For Ireland and Britain, shared EU membership had the effect of aligning many aspects of life, from business regulation and food standards to pain-free travel and low-cost mobile roaming. In many of those areas, the two countries will now go their separate ways. The law will develop differently, continental legal tradition and methods growing in influence in Ireland while waning in Britain.
Meanwhile, many of the things that Ireland took for granted about Britain — the quality of its civil service, the strength of its institutional checks, the supposedly untouchable postwar settlement around the NHS and the welfare state — have been shaken by Brexit. As the historian Diarmaid Ferriter has written, contrasting the relationship of today with that of the early days of the Free State, the tables have turned: now it is the Irish side that bemoans the erratic statecraft of its neighbour. There are other, smaller reversals. For example, it is today more common in Britain to hear a government minister speak about the influence of faith on their politics than it is in Ireland, where public displays of religiosity are now rare among senior politicians.

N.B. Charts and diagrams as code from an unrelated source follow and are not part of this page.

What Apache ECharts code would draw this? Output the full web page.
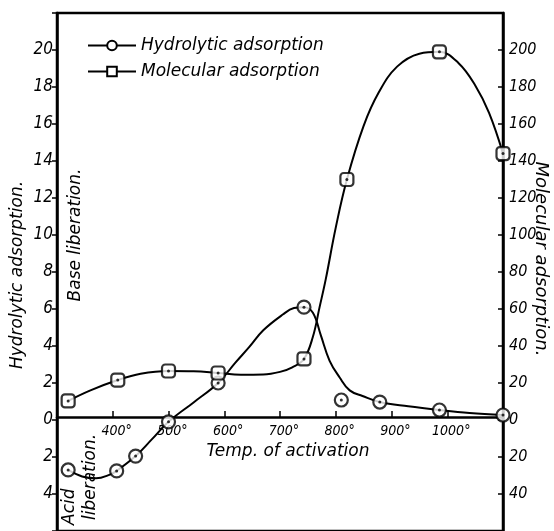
<!DOCTYPE html>
<html>
<head>
<meta charset="utf-8">
<script src="https://cdn.jsdelivr.net/npm/echarts@6/dist/echarts.min.js"></script>
<style>
  html, body { margin: 0; padding: 0; background: #fff; }
  #main { width: 554px; height: 531px; }
</style>
</head>
<body>
<div id="main"></div>
<script>
// measured points (temp °C, value)
const hydroPoints = [[320, -2.7], [407, -2.75], [441, -1.95], [500, -0.1], [589, 2.0], [743, 6.1], [810, 1.08], [879, 0.97], [986, 0.54], [1100, 0.27]]
const moleculPoints = [[320, 10.3], [409, 21.6], [500, 26.5], [589, 25.4], [743, 33], [820, 130], [986, 199], [1100, 144]]

// hand drawn curves
const hydroCurve = [[320, -2.7], [345, -3.05], [370, -3.15], [395, -2.95], [407, -2.75], [441, -1.95], [470, -1.05], [500, -0.1],
  [545, 0.95], [589, 2.0], [620, 3.1], [645, 3.95], [670, 4.85], [705, 5.7], [725, 6.05], [743, 6.1], [759, 5.8], [773, 4.6],
  [789, 3.2], [807, 2.3], [825, 1.6], [848, 1.3], [879, 0.97], [930, 0.74], [986, 0.54], [1040, 0.38], [1100, 0.27]]
const moleculCurve = [[320, 10.3], [360, 16], [409, 21.6], [450, 25], [500, 26.5], [545, 26.3], [589, 25.4], [630, 24.5],
  [670, 24.6], [700, 26], [722, 28.5], [743, 33], [759, 45], [771, 61], [782, 76], [800, 104], [820, 130], [850, 159],
  [877, 177], [910, 191], [950, 198], [986, 199], [1020, 193], [1050, 181], [1075, 166], [1100, 144]]

const xTicks = [400, 500, 600, 700, 800, 900, 1000]

const cond = 'DejaVu Sans Condensed'
const titleFont = 'italic 17px "DejaVu Sans"'

const myChart = echarts.init(document.querySelector('#main'))

myChart.setOption({
  animation: false,
  grid: {
    left: 57, right: 51, top: 13, bottom: -3,
    show: true, borderColor: '#000', borderWidth: 2.5
  },
  legend: {
    data: ['Hydrolytic adsorption', 'Molecular adsorption'],
    orient: 'vertical',
    left: 82, top: 32,
    itemWidth: 48, itemHeight: 12, itemGap: 9,
    textStyle: { fontFamily: 'DejaVu Sans', fontStyle: 'italic', fontSize: 17, color: '#000' }
  },
  xAxis: {
    type: 'value', min: 300, max: 1100, interval: 100,
    // axis sits on the zero line, 114px above the grid bottom
    offset: -114,
    axisLine: { onZero: false, lineStyle: { color: '#000', width: 2.5 } },
    axisTick: { inside: true, length: 6, lineStyle: { color: '#000', width: 1.5 } },
    axisLabel: {
      margin: 7, padding: [0, 0, 0, 8], fontFamily: cond, fontStyle: 'italic', fontSize: 14, color: '#000',
      formatter: v => xTicks.includes(v) ? v + '°' : ''
    },
    splitLine: { show: false }
  },
  yAxis: [
    {
      type: 'value', min: -6, max: 22, interval: 2, position: 'left',
      axisLine: { show: true, lineStyle: { color: '#000', width: 2.5 } },
      axisTick: { show: true, length: 5, lineStyle: { color: '#000', width: 1.5 } },
      axisLabel: {
        margin: 4, fontFamily: cond, fontStyle: 'italic', fontSize: 17, color: '#000',
        formatter: v => (v === -6 || v === 22) ? '' : Math.abs(v)
      },
      splitLine: { show: false }
    },
    {
      type: 'value', min: -60, max: 220, interval: 20, position: 'right',
      axisLine: { show: true, lineStyle: { color: '#000', width: 2.5 } },
      axisTick: { show: true, inside: true, length: 5, lineStyle: { color: '#000', width: 1.5 } },
      axisLabel: {
        margin: 6, fontFamily: cond, fontStyle: 'italic', fontSize: 16, color: '#000',
        formatter: v => (v === -60 || v === 220) ? '' : Math.abs(v)
      },
      splitLine: { show: false }
    }
  ],
  series: [
    {
      name: 'Hydrolytic adsorption', type: 'line', smooth: 0.4,
      data: hydroCurve, showSymbol: false, symbol: 'emptyCircle', symbolSize: 11,
      lineStyle: { color: '#000', width: 2 }, itemStyle: { color: '#000' }, z: 2
    },
    {
      name: 'Molecular adsorption', type: 'line', smooth: 0.4, yAxisIndex: 1,
      data: moleculCurve, showSymbol: false, symbol: 'emptyRect', symbolSize: 11,
      lineStyle: { color: '#000', width: 2 }, itemStyle: { color: '#000' }, z: 2
    },
    // markers: open symbol with a dot in the middle
    {
      name: 'hMarks', type: 'scatter', data: hydroPoints, symbol: 'circle', symbolSize: 13,
      itemStyle: { color: '#fff', borderColor: '#000', borderWidth: 2.2 }, z: 3
    },
    {
      name: 'hDots', type: 'scatter', data: hydroPoints, symbol: 'circle', symbolSize: 3,
      itemStyle: { color: '#000' }, z: 4
    },
    {
      name: 'mMarks', type: 'scatter', yAxisIndex: 1, data: moleculPoints, symbol: 'roundRect', symbolSize: 13,
      itemStyle: { color: '#fff', borderColor: '#000', borderWidth: 2.2 }, z: 3
    },
    {
      name: 'mDots', type: 'scatter', yAxisIndex: 1, data: moleculPoints, symbol: 'circle', symbolSize: 3,
      itemStyle: { color: '#000' }, z: 4
    }
  ],
  graphic: [
    { type: 'text', x: 18, y: 275, rotation: Math.PI / 2,
      style: { text: 'Hydrolytic adsorption.', font: titleFont, fill: '#000', align: 'center', verticalAlign: 'middle' } },
    { type: 'text', x: 76, y: 235, rotation: Math.PI / 2,
      style: { text: 'Base liberation.', font: titleFont, fill: '#000', align: 'center', verticalAlign: 'middle' } },
    { type: 'text', x: 70, y: 525, rotation: Math.PI / 2,
      style: { text: 'Acid', font: titleFont, fill: '#000', align: 'left', verticalAlign: 'middle' } },
    { type: 'text', x: 91, y: 520, rotation: Math.PI / 2,
      style: { text: 'liberation.', font: titleFont, fill: '#000', align: 'left', verticalAlign: 'middle' } },
    { type: 'text', x: 541, y: 259, rotation: -Math.PI / 2,
      style: { text: 'Molecular adsorption.', font: 'italic 18px "DejaVu Sans"', fill: '#000', align: 'center', verticalAlign: 'middle' } },
    { type: 'text', x: 288, y: 452,
      style: { text: 'Temp. of activation', font: titleFont, fill: '#000', align: 'center', verticalAlign: 'middle' } }
  ]
})
</script>
</body>
</html>
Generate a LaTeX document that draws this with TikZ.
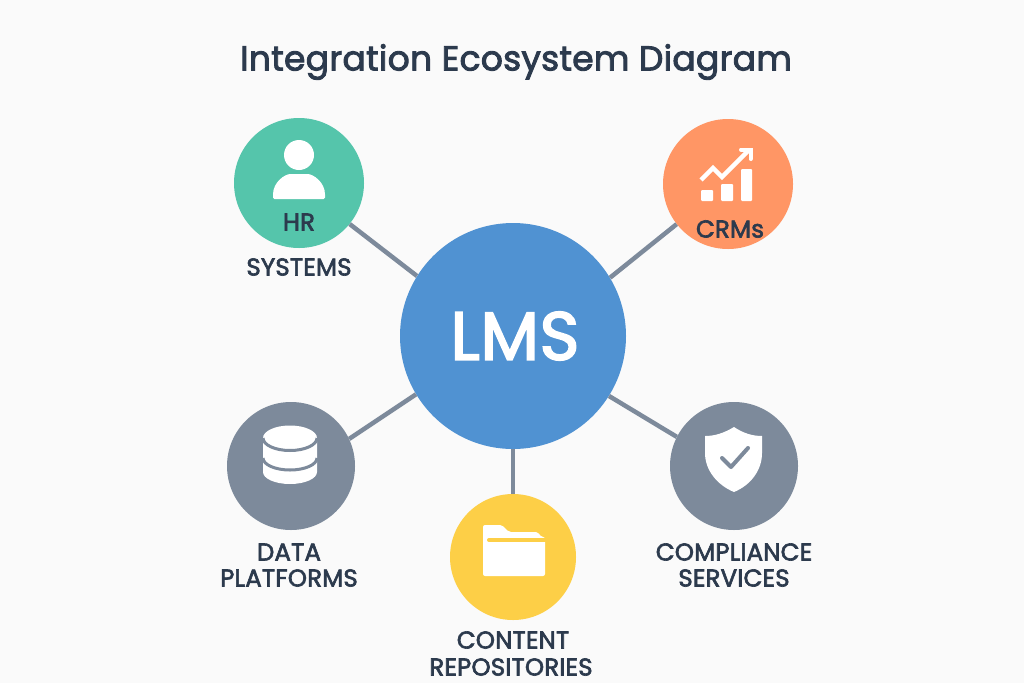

Some of these changes will be lasting, but others less so. Irish people continue to go to work and study in Britain in large numbers, the cultural ties between the two countries remain strong and wider interests will continue to be closely aligned. Some of the shifts are rooted less in a breach between the neighbours than between two Britains — first over Brexit and now as a broader culture war fomented by the Conservative right. As the easy rapport between Keir Starmer and his hosts in Dublin this week underlined, Ireland has a big interest in seeing that other Britain succeed.